Begin Information supplied

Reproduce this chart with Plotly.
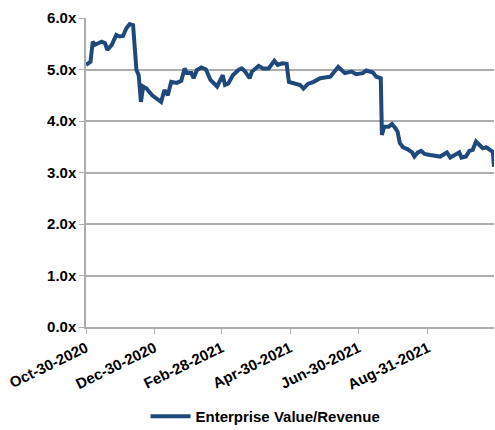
"""
EV/Revenue multiple chart
"""

import plotly.graph_objects as go

LINE_COLOR = "#1F497D"
GRID_COLOR = "#ADADAD"

dates = [
    "2020-10-30", "2020-11-03", "2020-11-05", "2020-11-07", "2020-11-10", "2020-11-13",
    "2020-11-16", "2020-11-18", "2020-11-22", "2020-11-26", "2020-11-29", "2020-12-02",
    "2020-12-05", "2020-12-08", "2020-12-11", "2020-12-14", "2020-12-16", "2020-12-18",
    "2020-12-20", "2020-12-23", "2020-12-28", "2021-01-01", "2021-01-05", "2021-01-08",
    "2021-01-11", "2021-01-14", "2021-01-19", "2021-01-23", "2021-01-26", "2021-01-28",
    "2021-02-01", "2021-02-03", "2021-02-06", "2021-02-10", "2021-02-14", "2021-02-18",
    "2021-02-21", "2021-02-24", "2021-03-01", "2021-03-03", "2021-03-06", "2021-03-10",
    "2021-03-15", "2021-03-18", "2021-03-21", "2021-03-25", "2021-03-27", "2021-04-02",
    "2021-04-06", "2021-04-11", "2021-04-16", "2021-04-19", "2021-04-23", "2021-04-27",
    "2021-04-29", "2021-05-03", "2021-05-09", "2021-05-12", "2021-05-16", "2021-05-21",
    "2021-05-27", "2021-06-05", "2021-06-09", "2021-06-12", "2021-06-18", "2021-06-24",
    "2021-06-28", "2021-07-04", "2021-07-07", "2021-07-10", "2021-07-13", "2021-07-16",
    "2021-07-20", "2021-07-21", "2021-07-23", "2021-07-27", "2021-07-30", "2021-08-02",
    "2021-08-04", "2021-08-06", "2021-08-09", "2021-08-13", "2021-08-17", "2021-08-19",
    "2021-08-22", "2021-08-25", "2021-08-28", "2021-09-02", "2021-09-06", "2021-09-11",
    "2021-09-17", "2021-09-20", "2021-09-24", "2021-09-28", "2021-09-30", "2021-10-04",
    "2021-10-07", "2021-10-10", "2021-10-13", "2021-10-16", "2021-10-19", "2021-10-22",
    "2021-10-26", "2021-10-28", "2021-10-29",
]

ev_revenue = [
    5.09, 5.15, 5.54, 5.48, 5.51, 5.54,
    5.51, 5.38, 5.48, 5.67, 5.64, 5.65,
    5.80, 5.88, 5.86, 4.99, 4.89, 4.37,
    4.67, 4.63, 4.50, 4.44, 4.37, 4.60,
    4.50, 4.76, 4.74, 4.78, 5.02, 4.93,
    4.93, 4.83, 4.99, 5.04, 5.00, 4.80,
    4.73, 4.67, 4.89, 4.70, 4.73, 4.89,
    4.99, 5.02, 4.96, 4.83, 4.96, 5.07,
    5.02, 5.02, 5.17, 5.09, 5.12, 5.11,
    4.76, 4.74, 4.70, 4.63, 4.72, 4.76,
    4.83, 4.86, 4.96, 5.05, 4.93, 4.96,
    4.91, 4.93, 4.98, 4.96, 4.94, 4.86,
    4.83, 3.73, 3.89, 3.89, 3.94, 3.86,
    3.79, 3.57, 3.49, 3.45, 3.39, 3.31,
    3.39, 3.42, 3.36, 3.34, 3.32, 3.31,
    3.39, 3.29, 3.34, 3.39, 3.29, 3.31,
    3.42, 3.44, 3.60, 3.53, 3.47, 3.49,
    3.42, 3.40, 3.11,
]

tick_dates = ["2020-10-30", "2020-12-30", "2021-02-28", "2021-04-30", "2021-06-30", "2021-08-31"]
tick_labels = ["Oct-30-2020", "Dec-30-2020", "Feb-28-2021", "Apr-30-2021", "Jun-30-2021", "Aug-31-2021"]

fig = go.Figure()

fig.add_trace(go.Scatter(
    x=dates,
    y=ev_revenue,
    mode='lines',
    name='Enterprise Value/Revenue',
    line=dict(color=LINE_COLOR, width=4)
))

fig.update_layout(
    width=495,
    height=430,
    margin=dict(l=86, r=1, t=18, b=103, autoexpand=False),
    paper_bgcolor='white',
    plot_bgcolor='white',
    font=dict(family="Liberation Sans, Arial", size=15, color='black', weight='bold'),
    showlegend=True,
    legend=dict(
        orientation='h',
        x=0.44, xanchor='center',
        y=-0.29, yanchor='middle',
        itemwidth=40,
        font=dict(size=15, weight='bold'),
    ),
    xaxis=dict(
        range=["2020-10-30", "2021-10-29"],
        tickvals=tick_dates,
        ticktext=tick_labels,
        tickangle=-26,
        ticklabeloverflow='allow',
        showgrid=False,
        showline=True,
        linecolor=GRID_COLOR,
        linewidth=1.5,
        ticks='outside',
        ticklen=5,
        tickcolor=GRID_COLOR,
        zeroline=False,
    ),
    yaxis=dict(
        range=[0, 6],
        dtick=1,
        tickformat='.1f',
        ticksuffix='x',
        showgrid=True,
        gridcolor=GRID_COLOR,
        gridwidth=1.5,
        showline=True,
        linecolor=GRID_COLOR,
        linewidth=1.5,
        ticks='outside',
        ticklen=5,
        tickcolor=GRID_COLOR,
        zeroline=False,
    ),
)

# drop the default page margin so the figure sits at the window's top-left corner
fig.write_html(
    "out.html",
    config={'displayModeBar': False},
    post_script="document.body.style.margin = '0';",
)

End Information supplied

◆ **Do this**
Copy out each line word for word, please, skipping the images.

◆ **Written answer**
Reproduce this chart with Plotly.
"""
EV/Revenue multiple chart
"""

import plotly.graph_objects as go

LINE_COLOR = "#1F497D"
GRID_COLOR = "#ADADAD"

dates = [
    "2020-10-30", "2020-11-03", "2020-11-05", "2020-11-07", "2020-11-10", "2020-11-13",
    "2020-11-16", "2020-11-18", "2020-11-22", "2020-11-26", "2020-11-29", "2020-12-02",
    "2020-12-05", "2020-12-08", "2020-12-11", "2020-12-14", "2020-12-16", "2020-12-18",
    "2020-12-20", "2020-12-23", "2020-12-28", "2021-01-01", "2021-01-05", "2021-01-08",
    "2021-01-11", "2021-01-14", "2021-01-19", "2021-01-23", "2021-01-26", "2021-01-28",
    "2021-02-01", "2021-02-03", "2021-02-06", "2021-02-10", "2021-02-14", "2021-02-18",
    "2021-02-21", "2021-02-24", "2021-03-01", "2021-03-03", "2021-03-06", "2021-03-10",
    "2021-03-15", "2021-03-18", "2021-03-21", "2021-03-25", "2021-03-27", "2021-04-02",
    "2021-04-06", "2021-04-11", "2021-04-16", "2021-04-19", "2021-04-23", "2021-04-27",
    "2021-04-29", "2021-05-03", "2021-05-09", "2021-05-12", "2021-05-16", "2021-05-21",
    "2021-05-27", "2021-06-05", "2021-06-09", "2021-06-12", "2021-06-18", "2021-06-24",
    "2021-06-28", "2021-07-04", "2021-07-07", "2021-07-10", "2021-07-13", "2021-07-16",
    "2021-07-20", "2021-07-21", "2021-07-23", "2021-07-27", "2021-07-30", "2021-08-02",
    "2021-08-04", "2021-08-06", "2021-08-09", "2021-08-13", "2021-08-17", "2021-08-19",
    "2021-08-22", "2021-08-25", "2021-08-28", "2021-09-02", "2021-09-06", "2021-09-11",
    "2021-09-17", "2021-09-20", "2021-09-24", "2021-09-28", "2021-09-30", "2021-10-04",
    "2021-10-07", "2021-10-10", "2021-10-13", "2021-10-16", "2021-10-19", "2021-10-22",
    "2021-10-26", "2021-10-28", "2021-10-29",
]

ev_revenue = [
    5.09, 5.15, 5.54, 5.48, 5.51, 5.54,
    5.51, 5.38, 5.48, 5.67, 5.64, 5.65,
    5.80, 5.88, 5.86, 4.99, 4.89, 4.37,
    4.67, 4.63, 4.50, 4.44, 4.37, 4.60,
    4.50, 4.76, 4.74, 4.78, 5.02, 4.93,
    4.93, 4.83, 4.99, 5.04, 5.00, 4.80,
    4.73, 4.67, 4.89, 4.70, 4.73, 4.89,
    4.99, 5.02, 4.96, 4.83, 4.96, 5.07,
    5.02, 5.02, 5.17, 5.09, 5.12, 5.11,
    4.76, 4.74, 4.70, 4.63, 4.72, 4.76,
    4.83, 4.86, 4.96, 5.05, 4.93, 4.96,
    4.91, 4.93, 4.98, 4.96, 4.94, 4.86,
    4.83, 3.73, 3.89, 3.89, 3.94, 3.86,
    3.79, 3.57, 3.49, 3.45, 3.39, 3.31,
    3.39, 3.42, 3.36, 3.34, 3.32, 3.31,
    3.39, 3.29, 3.34, 3.39, 3.29, 3.31,
    3.42, 3.44, 3.60, 3.53, 3.47, 3.49,
    3.42, 3.40, 3.11,
]

tick_dates = ["2020-10-30", "2020-12-30", "2021-02-28", "2021-04-30", "2021-06-30", "2021-08-31"]
tick_labels = ["Oct-30-2020", "Dec-30-2020", "Feb-28-2021", "Apr-30-2021", "Jun-30-2021", "Aug-31-2021"]

fig = go.Figure()

fig.add_trace(go.Scatter(
    x=dates,
    y=ev_revenue,
    mode='lines',
    name='Enterprise Value/Revenue',
    line=dict(color=LINE_COLOR, width=4)
))

fig.update_layout(
    width=495,
    height=430,
    margin=dict(l=86, r=1, t=18, b=103, autoexpand=False),
    paper_bgcolor='white',
    plot_bgcolor='white',
    font=dict(family="Liberation Sans, Arial", size=15, color='black', weight='bold'),
    showlegend=True,
    legend=dict(
        orientation='h',
        x=0.44, xanchor='center',
        y=-0.29, yanchor='middle',
        itemwidth=40,
        font=dict(size=15, weight='bold'),
    ),
    xaxis=dict(
        range=["2020-10-30", "2021-10-29"],
        tickvals=tick_dates,
        ticktext=tick_labels,
        tickangle=-26,
        ticklabeloverflow='allow',
        showgrid=False,
        showline=True,
        linecolor=GRID_COLOR,
        linewidth=1.5,
        ticks='outside',
        ticklen=5,
        tickcolor=GRID_COLOR,
        zeroline=False,
    ),
    yaxis=dict(
        range=[0, 6],
        dtick=1,
        tickformat='.1f',
        ticksuffix='x',
        showgrid=True,
        gridcolor=GRID_COLOR,
        gridwidth=1.5,
        showline=True,
        linecolor=GRID_COLOR,
        linewidth=1.5,
        ticks='outside',
        ticklen=5,
        tickcolor=GRID_COLOR,
        zeroline=False,
    ),
)

# drop the default page margin so the figure sits at the window's top-left corner
fig.write_html(
    "out.html",
    config={'displayModeBar': False},
    post_script="document.body.style.margin = '0';",
)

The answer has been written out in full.